Check your work with your dial calipers and see if the tenon will fit your sample mortise. The tenon is likely going to be too thick. Raise the blades just a bit and take passes on both faces of the scrap until the tenon fits firmly and snugly into the sample mortise with only hand pressure.
If you can shake the sample mortise and the tenon falls out, you’ve overshot your mark and need to lower the arbor and try again. If the fit is just a wee bit tight, you can always tune that up with a shoulder plane. Let your dial calipers be your guide. Sometimes you haven’t used enough downward pressure during the cut to make a consistent tenon. If something doesn’t fit when you know it’s supposed to, try making a second pass over the dado stack and push down a little harder during the cut.
Using this setup, mill all the face cheeks on all your tenoned pieces. When that’s complete, raise the arbor to 3⁄8” and use the same routine to cut the edge shoulders on all your boards. Your tenons are now complete.
One of the major pains in laying out the mortise is figuring out exactly where you should bore your hole. You end up adding weirdo measurements and subtracting the measurements of edge shoulders. If you lay out mortise locations using math only, you will make a mistake someday.
Troy Sexton, one of our contributing editors, showed me this trick one day and I’ve never done it any other way since. Say you are joining a door rail to a stile – quite a common operation. Simply lay the tenoned rail onto the edge of the stile and line up the edges of both pieces so they’re flush. Take a sharp pencil and – using the tenon like a ruler – mark where the tenon begins and ends on the stile. That’s it; you’ve just marked everything you need to know to make your mortise.
If you are placing a rail in the middle of a stile, there is one more step. You’ll need to mark on the stile where the edges of the rail should go. Then line up the edge of the rail with that mark and fire away. There’s still no addition or subtraction. With all your mortises laid out, you can then get your hollow-chisel mortiser going.
I’ve used a lot of hollow-chisel mortisers and find them fussy to adjust. Along with our review of the machines, we published a complete tutorial on the topic in our August 2001 issue. In a nutshell, here are some of the important adjustments not covered by some manuals:
• Make sure the chisel is at a perfect 90° angle to the machine’s table. I’ve set up a dozen of these machines and only one has ever been perfect. The solution is to use masking tape to shim between the table and the machine’s base.
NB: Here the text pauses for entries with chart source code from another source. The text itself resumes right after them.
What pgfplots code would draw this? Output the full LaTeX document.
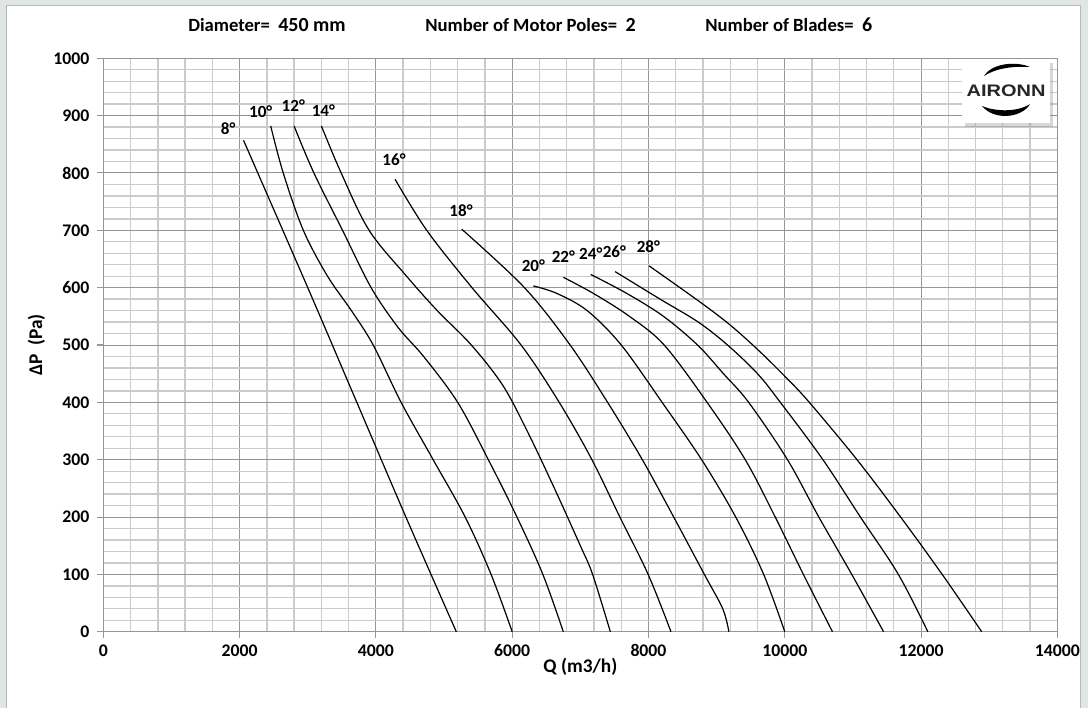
\documentclass[border=0pt]{standalone}
\usepackage{fontspec}
\setmainfont{Carlito}
\usepackage{pgfplots}
\pgfplotsset{compat=1.18}
\usetikzlibrary{shadows}

\definecolor{bgframe}{RGB}{223,230,227}
\definecolor{majgrid}{RGB}{150,150,150}
\definecolor{mingrid}{RGB}{203,203,203}
\pgfplotsset{fanline/.style={black, no markers, solid, line width=0.9pt, smooth, tension=0.55}}

\begin{document}
\begin{tikzpicture}
% page: 1088x708 px at 0.75pt per px
\fill[bgframe] (0pt,0pt) rectangle (816pt,531pt);
\fill[white] (4.5pt,0pt) rectangle (810pt,527pt);
\draw[gray!55, line width=0.5pt] (4.5pt,0pt) -- (4.5pt,527pt) -- (810pt,527pt) -- (810pt,0pt);

\begin{axis}[
  at={(77.5pt,57.2pt)}, anchor=south west,
  scale only axis, width=715.5pt, height=430.1pt,
  xmin=0, xmax=14000, ymin=0, ymax=1000,
  xtick={0,2000,...,14000}, ytick={0,100,...,1000},
  scaled x ticks=false,
  minor x tick num=4, minor y tick num=4,
  grid=both,
  major grid style={majgrid, line width=0.75pt},
  minor grid style={mingrid, line width=1pt},
  axis line style={majgrid, line width=0.8pt},
  tick align=outside, major tick length=4.5pt, minor tick length=0pt,
  tick style={majgrid, line width=0.8pt},
  xtick pos=bottom, ytick pos=left,
  tick label style={font=\bfseries\fontsize{13.3}{15}\selectfont},
  yticklabel style={xshift=-2.5pt},
  xticklabel style={yshift=-1.5pt},
  /pgf/number format/assume math mode=true,
  /pgf/number format/1000 sep={},
  xlabel={Q (m3/h)},
  ylabel={ΔP\ \ (Pa)},
  label style={font=\bfseries\fontsize{14.5}{16}\selectfont},
  xlabel style={at={(axis description cs:0.5,-0.0616)}, anchor=center},
  ylabel style={at={(axis description cs:-0.0702,0.5)}, anchor=center},
  clip=false,
]
% 8 deg
\addplot[fanline] coordinates {(2057,857) (3000,600) (3720,400) (4440,200) (5180,0)};
% 10 deg
\addplot[fanline] coordinates {
 (2456,882) (2640,800) (2935,700) (3290,620) (3640,560) (3960,500) (4370,400)
 (4840,300) (5310,200) (5690,100) (6000,0)};
% 12 deg
\addplot[fanline] coordinates {
 (2799,882) (3090,800) (3510,700) (3930,600) (4330,530) (4700,480) (5200,400)
 (5650,300) (6070,200) (6450,100) (6750,0)};
% 14 deg
\addplot[fanline] coordinates {
 (3200,882) (3490,800) (3900,700) (4450,620) (4900,560) (5400,500) (5860,430)
 (6220,350) (6620,250) (7000,150) (7180,100) (7440,0)};
% 16 deg
\addplot[fanline] coordinates {
 (4281,789) (4746,700) (5410,600) (6130,500) (6690,400) (7170,300) (7580,200)
 (7995,100) (8330,0)};
% 18 deg
\addplot[fanline] coordinates {
 (5259,702) (6180,600) (6850,500) (7400,400) (7910,300) (8370,200) (8820,100)
 (9090,40) (9180,0)};
% 20 deg
\addplot[fanline] coordinates {
 (6311,603) (6654,590) (7100,560) (7600,500) (8200,400) (8780,300) (9280,200)
 (9690,100) (10000,0)};
% 22 deg
\addplot[fanline] coordinates {
 (6751,618) (7191,590) (7720,550) (8230,500) (8860,400) (9420,300) (9860,200)
 (10273,100) (10700,0)};
% 24 deg
\addplot[fanline] coordinates {
 (7153,623) (7681,590) (8220,550) (8720,500) (9100,450) (9470,400) (10040,300)
 (10500,200) (10983,100) (11450,0)};
% 26 deg
\addplot[fanline] coordinates {
 (7510,628) (8170,580) (8730,540) (9160,500) (9600,450) (9935,400) (10560,300)
 (11110,200) (11667,100) (12100,0)};
% 28 deg
\addplot[fanline] coordinates {
 (8009,638) (8756,575) (9197,535) (9612,491) (10030,442) (10360,400) (11060,300)
 (11700,200) (12310,100) (12890,0)};

\begin{scope}[every node/.style={font=\bfseries\fontsize{12.8}{14}\selectfont}]
\node at (axis cs:1833,877) {8°};
\node at (axis cs:2310,907) {10°};
\node at (axis cs:2788,917) {12°};
\node at (axis cs:3229,908) {14°};
\node at (axis cs:4266,824) {16°};
\node at (axis cs:5249,735) {18°};
\node at (axis cs:6311,639) {20°};
\node at (axis cs:6751,654) {22°};
\node at (axis cs:7153,659) {24°};
\node at (axis cs:7499,663) {26°};
\node at (axis cs:7999,672) {28°};
\end{scope}
\end{axis}

% header and logo, in pixel units (origin top left)
\begin{scope}[x=0.75pt, y=-0.75pt, yshift=531pt]
\begin{scope}[every node/.style={font=\bfseries\fontsize{14}{16}\selectfont, inner sep=0pt}]
\node[anchor=base west] at (188,32) {Diameter=\hspace{0.45em}{\fontsize{15}{16}\selectfont 450 mm}};
\node[anchor=base west] at (425,32) {Number of Motor Poles=\hspace{0.45em}{\fontsize{15}{16}\selectfont 2}};
\node[anchor=base west] at (705,32) {Number of Blades=\hspace{0.45em}{\fontsize{15}{16}\selectfont 6}};
\end{scope}
\fill[white, drop shadow={shadow xshift=2.5pt, shadow yshift=-3pt, opacity=0.3}] (962,59) rectangle (1050,123);
\node[font=\fontspec{Liberation Sans}\bfseries\fontsize{12.5}{13}\selectfont, text=black!85, xscale=1.2] at (1006,91) {AIRONN};
\fill[black] (984,76) .. controls (992,63) and (1016,61) .. (1030,67)
  .. controls (1014,66) and (996,68) .. cycle;
\fill[black] (982,106) .. controls (996,112) and (1018,112) .. (1030,104)
  .. controls (1022,118) and (994,121) .. cycle;
\end{scope}
\end{tikzpicture}
\end{document}
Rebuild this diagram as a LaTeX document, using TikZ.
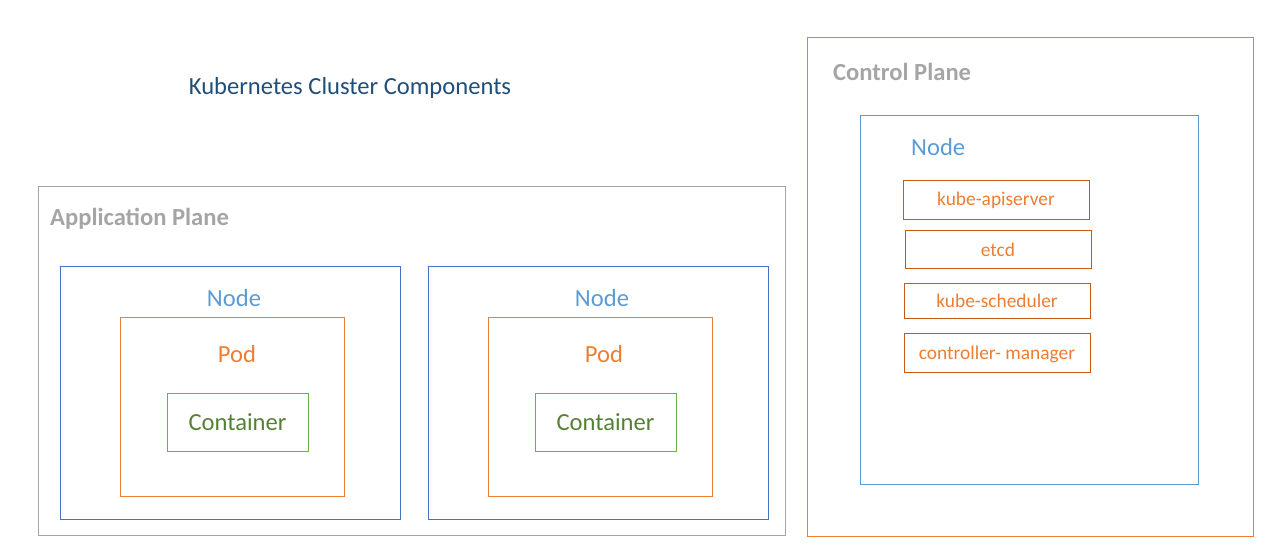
\documentclass[tikz,border=0pt]{standalone}
\usepackage{fontspec}
\setmainfont{Carlito}
\definecolor{titleblue}{HTML}{1F4E79}
\definecolor{planegrey}{HTML}{A5A5A5}
\definecolor{nodeblue}{HTML}{4472C4}
\definecolor{lightblue}{HTML}{5B9BD5}
\definecolor{podorange}{HTML}{ED7D31}
\definecolor{darkorange}{HTML}{C55A11}
\definecolor{contgreen}{HTML}{70AD47}
\definecolor{darkgreen}{HTML}{548235}
\tikzset{
  frame/.style={draw, line width=1pt, anchor=north west, inner sep=0pt, fill=none},
  big/.style={font=\fontsize{24.6}{29}\selectfont, inner sep=0pt, anchor=base},
  bigb/.style={font=\fontsize{24.6}{29}\selectfont\bfseries, inner sep=0pt, anchor=base west, text=planegrey},
  small/.style={font=\fontsize{19.4}{23}\selectfont, inner sep=0pt, anchor=base, text=podorange},
}
\begin{document}
\begin{tikzpicture}[x=1pt,y=-1pt]
\useasboundingbox (0,0) rectangle (1275,554);
% title
\node[big, text=titleblue] (title) at (350,94) {Kubernetes Cluster Components};
% application plane
\node[frame, draw=planegrey, minimum width=747pt, minimum height=349pt] (app) at (38,186) {};
\node[bigb] (applabel) at (50,225) {Application Plane};
% node 1
\node[frame, draw=nodeblue, minimum width=340pt, minimum height=253pt] (n1) at (60,266) {};
\node[big, text=lightblue] (n1l) at (234,306) {Node};
\node[frame, draw=podorange, minimum width=224pt, minimum height=179pt] (p1) at (120,317) {};
\node[big, text=podorange] (p1l) at (237,362) {Pod};
\node[frame, draw=contgreen, minimum width=141pt, minimum height=58pt] (c1) at (167,393) {};
\node[big, text=darkgreen] (c1l) at (237.5,430) {Container};
% node 2
\node[frame, draw=nodeblue, minimum width=340pt, minimum height=253pt] (n2) at (428,266) {};
\node[big, text=lightblue] (n2l) at (602,306) {Node};
\node[frame, draw=podorange, minimum width=224pt, minimum height=179pt] (p2) at (488,317) {};
\node[big, text=podorange] (p2l) at (604,362) {Pod};
\node[frame, draw=contgreen, minimum width=141pt, minimum height=58pt] (c2) at (535,393) {};
\node[big, text=darkgreen] (c2l) at (605.5,430) {Container};
% control plane
\node[frame, draw=podorange, minimum width=446pt, minimum height=499pt] (cp) at (807,37) {};
\node[bigb] (cplabel) at (833,80) {Control Plane};
\node[frame, draw=lightblue, minimum width=338pt, minimum height=369pt] (cn) at (860,115) {};
\node[big, anchor=base west, text=lightblue] (cnl) at (911,155) {Node};
% components
\node[frame, draw=darkorange, minimum width=186pt, minimum height=39pt] (k1) at (903,180) {};
\node[small] (k1l) at (996,205) {kube-apiserver};
\node[frame, draw=darkorange, minimum width=186pt, minimum height=38pt] (k2) at (905,230) {};
\node[small] (k2l) at (998,256) {etcd};
\node[frame, draw=darkorange, minimum width=186pt, minimum height=35pt] (k3) at (904,283) {};
\node[small] (k3l) at (997,307) {kube-scheduler};
\node[frame, draw=darkorange, minimum width=186pt, minimum height=39pt] (k4) at (904,333) {};
\node[small] (k4l) at (997,359) {controller- manager};
\end{tikzpicture}
\end{document}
• Set the proper clearance between the auger bit and the hollow chisel that surrounds it. Some people use the thickness of a dime to set the distance between the tooling. Some people measure. Either way is fine. If the clearance is too little, the machine will jam and the tooling can burn. Too much distance makes a sloppy-bottomed mortise.
• Square the chisel to the fence. The square holes made by the chisel should line up perfectly. If the edges aren’t perfectly straight, your chisel isn’t square to the fence. Rotate the chisel in its bushing and make sample cuts until everything is perfect.
• Center the chisel so it’s cutting in the middle of your workpiece. There might be a clever trick to do this, but I’ve found that the most reliable method is to make a test cut and measure the thickness of the mortise’s two walls with a dial caliper. When they’re the same, your mortise is centered.
As you make your mortises, here are a few tips for making things a whole lot easier.
• I like to cut a little wide of the pencil lines that define my mortise. Not much; just ” or so. This extra wiggle room allows you to square up your assembly easier. It doesn’t weaken the joint much – most of its strength is in the tenon’s face cheeks.
• As you bore your mortises, don’t make your holes simply line up one after the other. Make a hole, skip a distance and then make another hole (see the photo below). Then come back and clean up the waste between the two holes. This will greatly reduce the chance of your chisel bending or breaking.
• Keep your chisel and auger lubricated as they heat up. Listen to the sounds your machine makes. As the auger heats up, it can start to rub the inside of the chisel wall and start to screech. Some dry lubricant or a little canning wax squirted or rubbed on the tooling will keep things working during long mortising sessions.
• Finally, make all your mortises with the outside face of the work against the fence. This ensures your parts will line up perfectly during assembly.
No matter how careful you have been, some of your tenons might fit a little too tightly. This is where the shoulder plane shines. Make a couple of passes on both face cheeks and try fitting the joint again. Be sure to make the same number of passes on each cheek to keep the tenon centered on the rail. If your parts aren’t in the same plane when assembled (and they’re supposed to be), you can take passes on only one cheek to try to make corrections.
If the joint closes up on one face but not the other, you might have a sloppy shoulder. The shoulder plane can trim the fat shoulder to bring it in line with its twin on the other side of the tenon. If the tenon still won’t seat tightly, try chiseling out some meat at the corner where the edge shoulder meets the face cheek – but don’t trim the outside edge of the edge shoulder itself.
Finally, get a sharp chisel and clean out any gunk at the bottom of the mortise. Keep at it – a tight joint is worth the extra effort.
You really don’t want any glue squeeze-out when you assemble your mortise-and-tenon joints. The trick to this is learning where to put the glue and how much to use. I run a thick bead of glue at the top of each mortise wall and then paint the inside of the mortise wall with glue using a little scrap piece. I try to leave the glue a little thick at the top of the mortise wall. Then, when the tenon is inserted, this paints the tenon with glue but drives the excess to the bottom of the mortise.
When clamping any frame – regardless of the joinery you used – you don’t want to use too much pressure or you will distort the frame. Tighten the clamps until the joints close and no more. You also want to alternate your clamps over and under the assembly to keep the frame flat – no matter how fancy your clamps are.
Once you do this a couple of times, I think you’ll find a whole new level of woodworking open to you. Web frames for dressers (or Chippendale secretaries) will seem like no problem. Morris chairs with 112 mortises will be within your reach. And your furniture is more likely to stand the test of time – and maybe even the occasional anvil.